Joséphine Bacon n’a pas hésité à se joindre au projet de Michel Jean. C’est elle qui a inspiré le titre du recueil en faisant la remarque qu’il s’agissait d’un rassemblement, d’un amun. Le titre auquel Michel Jean avait originalement songé était Les rivières n’appartiennent à personne. Il dit en riant qu’il pourra peut-être l’utiliser pour un prochain roman.
Pour mieux expliquer ce qu’est un amun, Joséphine Bacon raconte brièvement une histoire dont le personnage principal, affamé, organise un amun pour les oiseaux des environs et les invite à danser les yeux fermés de façon à ce qu’il puisse en attraper quelques-uns, leur tordre le cou et les dévorer. Il parvient à attraper plusieurs oiseaux avant que le huard n’ouvre les yeux et ne donne l’alarme. La poète explique que les légendes autochtones sont un peu comme les Mille et Une Nuits : il y a toujours une continuation, une autre histoire faisant référence à la première ou mettant en scène le même personnage.

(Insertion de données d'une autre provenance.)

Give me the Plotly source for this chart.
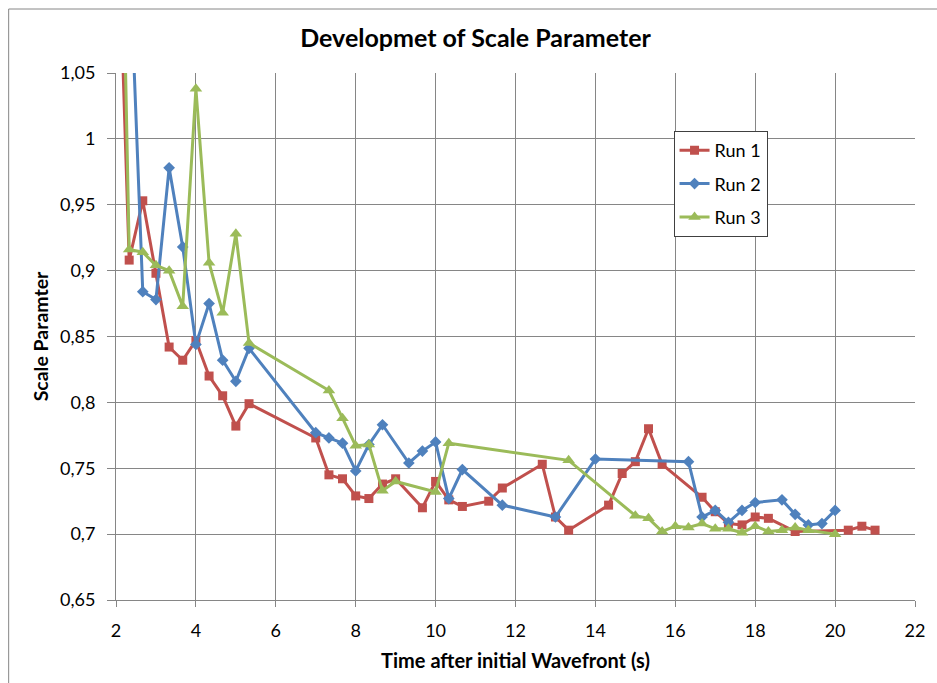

L’animatrice culturelle, comédienne, activiste et écrivaine Melissa Mollen Dupuis, innue de Ekuanitshit (Mingan) [2], est fascinée par ces légendes autochtones. Dans les familles autochtones, il n’est pas rare que l’on raconte des histoires aux enfants avant qu’ils aillent se coucher, puis qu’on continue à se raconter des histoires entre adultes. C’est là qu’on raconte « les histoires de fesses et les histoires de pets », explique-t-elle, se désolant que ces histoires pour adultes ne soient pas toujours transmises aux nouvelles générations. Melissa Mollen Dupuis veut que les légendes se poursuivent, que leurs personnages restent vivants et continuent à évoluer. Sa contribution au recueil Amun fait d’ailleurs référence à une légende amérindienne qu’elle apprécie tout particulièrement, tout en s’inscrivant dans un contexte moderne.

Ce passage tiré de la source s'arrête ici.